From the first line of the listing below to the line with "const yTitle = 'Free", print each line exactly, and nothing more. Leave out the pictures.

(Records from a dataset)
---*---

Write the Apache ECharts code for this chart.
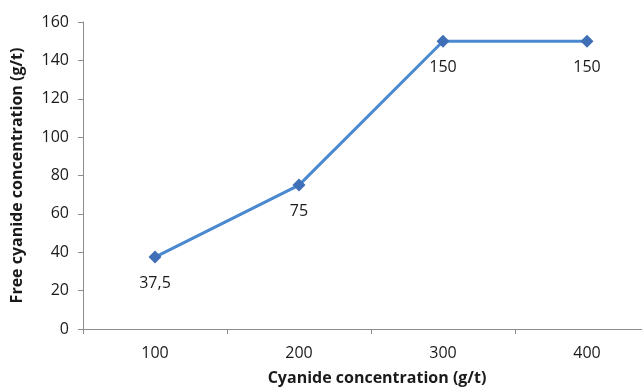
<!DOCTYPE html>
<html><head><meta charset="utf-8">
<script src="https://cdn.jsdelivr.net/npm/echarts@6/dist/echarts.min.js"></script>
<style>html,body{margin:0;padding:0;background:#fff;overflow:hidden}#c{width:642px;height:387px}</style>
</head><body><div id="c"></div>
<script>
const categories = ['100', '200', '300', '400'];
const values = [37.5, 75, 150, 150];
const yTicks = [0, 20, 40, 60, 80, 100, 120, 140, 160];
const xTitle = 'Cyanide concentration (g/t)';
const yTitle = 'Free cyanide concentration (g/t)';

const font = 'Open Sans';
const chart = echarts.init(document.getElementById('c'));
chart.setOption({
  animation: false,
  grid: { left: 83, top: 22, width: 576, height: 307, containLabel: false, outerBoundsMode: 'none' },
  xAxis: {
    type: 'category', data: categories, boundaryGap: true,
    name: xTitle, nameLocation: 'middle', nameGap: 41,
    nameTextStyle: { fontFamily: font, fontWeight: 'bold', fontSize: 16, color: '#1a1a1a', padding: [0, 0, 0, 12] },
    axisLine: { lineStyle: { color: '#8c8c8c', width: 1 } },
    axisTick: { show: true, length: 5, lineStyle: { color: '#8c8c8c' } },
    axisLabel: { fontFamily: font, fontSize: 16, color: '#1a1a1a', margin: 16 }
  },
  yAxis: {
    type: 'value', min: yTicks[0], max: yTicks[yTicks.length - 1], interval: 20,
    name: yTitle, nameLocation: 'middle', nameGap: 58, nameRotate: 90,
    nameTextStyle: { fontFamily: font, fontWeight: 'bold', fontSize: 16, color: '#1a1a1a' },
    axisLine: { show: true, lineStyle: { color: '#8c8c8c', width: 1 } },
    axisTick: { show: true, length: 5, lineStyle: { color: '#8c8c8c' } },
    splitLine: { show: false },
    axisLabel: { fontFamily: font, fontSize: 16, color: '#1a1a1a', margin: 14 }
  },
  series: [{
    type: 'line', data: values,
    symbol: 'diamond', symbolSize: 13,
    itemStyle: { color: '#3f6fb6' },
    lineStyle: { color: '#4a89d0', width: 3 },
    label: {
      show: true, position: 'bottom', distance: 12,
      fontFamily: font, fontSize: 16, color: '#1a1a1a',
      formatter: p => String(p.value).replace('.', ',')
    }
  }]
});
</script></body></html>
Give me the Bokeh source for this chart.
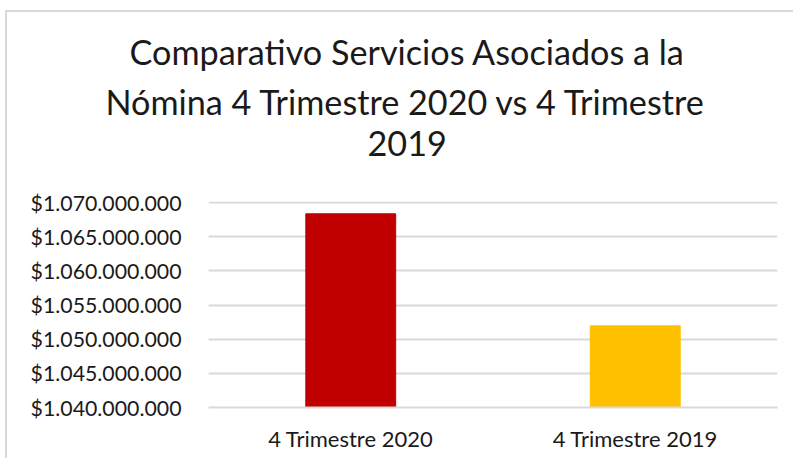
from bokeh.plotting import figure
from bokeh.models import Range1d, FactorRange, FixedTicker, Title, ColumnDataSource
from bokeh.embed import file_html
from bokeh.resources import INLINE

# Data
categories = ["4 Trimestre 2020", "4 Trimestre 2019"]
values = [1068350000, 1051950000]
bar_colors = ["#C00000", "#FFC000"]
tick_values = [1040000000, 1045000000, 1050000000, 1055000000, 1060000000, 1065000000, 1070000000]
tick_labels = ["$1.040.000.000", "$1.045.000.000", "$1.050.000.000", "$1.055.000.000",
               "$1.060.000.000", "$1.065.000.000", "$1.070.000.000"]
title_lines = ["Comparativo Servicios Asociados a la",
               "Nómina 4 Trimestre 2020 vs 4 Trimestre",
               "2019"]
y_start = 1040000000
y_end = 1070000000

FONT = "Lato"
TXT = "#1a1a1a"

p = figure(x_range=FactorRange(*categories), y_range=Range1d(y_start, y_end + 150000),
           width=788, height=448, output_backend="svg", toolbar_location=None,
           min_border_left=201, min_border_right=18, min_border_bottom=53, min_border_top=189)
p.styles = {"border-left": "2px solid #d9d9d9", "border-top": "2px solid #d9d9d9",
            "margin-left": "5px", "margin-top": "10px"}

src = ColumnDataSource(dict(cat=categories, val=values, color=bar_colors,
                            bottom=[y_start] * len(values)))
p.vbar(x="cat", top="val", bottom="bottom", width=0.316, color="color", source=src)

# spacer between the plot frame and the last title line
p.add_layout(Title(text=" ", text_font=FONT, text_font_size="33px", standoff=0), "above")
# title lines (left-aligned with offsets so each line is centred at the chart centre)
title_offsets = [-79, -103, 159]
for line, off in reversed(list(zip(title_lines, title_offsets))):
    p.add_layout(Title(text=line, align="left", offset=off, standoff=7.4,
                       text_font=FONT, text_font_size="34.2px", text_font_style="normal",
                       text_color=TXT), "above")

p.outline_line_color = None
p.xgrid.grid_line_color = None
p.ygrid.grid_line_color = "#d9d9d9"
p.ygrid.grid_line_width = 2
p.yaxis.ticker = FixedTicker(ticks=tick_values)
p.yaxis.major_label_overrides = {v: l for v, l in zip(tick_values, tick_labels)}
p.yaxis.axis_line_color = None
p.yaxis.major_tick_line_color = None
p.yaxis.minor_tick_line_color = None
p.yaxis.major_label_text_font = FONT
p.yaxis.major_label_text_font_size = "21.3px"
p.yaxis.major_label_text_color = TXT
p.yaxis.major_label_standoff = 21

p.xaxis.axis_line_color = "#d9d9d9"
p.xaxis.axis_line_width = 2
p.xaxis.major_tick_line_color = None
p.xaxis.minor_tick_line_color = None
p.xaxis.major_label_text_font = FONT
p.xaxis.major_label_text_font_size = "22px"
p.xaxis.major_label_text_color = TXT
p.xaxis.major_label_standoff = 11

open("out.html", "w").write(file_html(p, INLINE))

---*---

## Answer below
Write the Apache ECharts code for this chart.
<!DOCTYPE html>
<html><head><meta charset="utf-8">
<script src="https://cdn.jsdelivr.net/npm/echarts@6/dist/echarts.min.js"></script>
<style>html,body{margin:0;padding:0;background:#fff;overflow:hidden}#c{width:642px;height:387px}</style>
</head><body><div id="c"></div>
<script>
const categories = ['100', '200', '300', '400'];
const values = [37.5, 75, 150, 150];
const yTicks = [0, 20, 40, 60, 80, 100, 120, 140, 160];
const xTitle = 'Cyanide concentration (g/t)';
const yTitle = 'Free cyanide concentration (g/t)';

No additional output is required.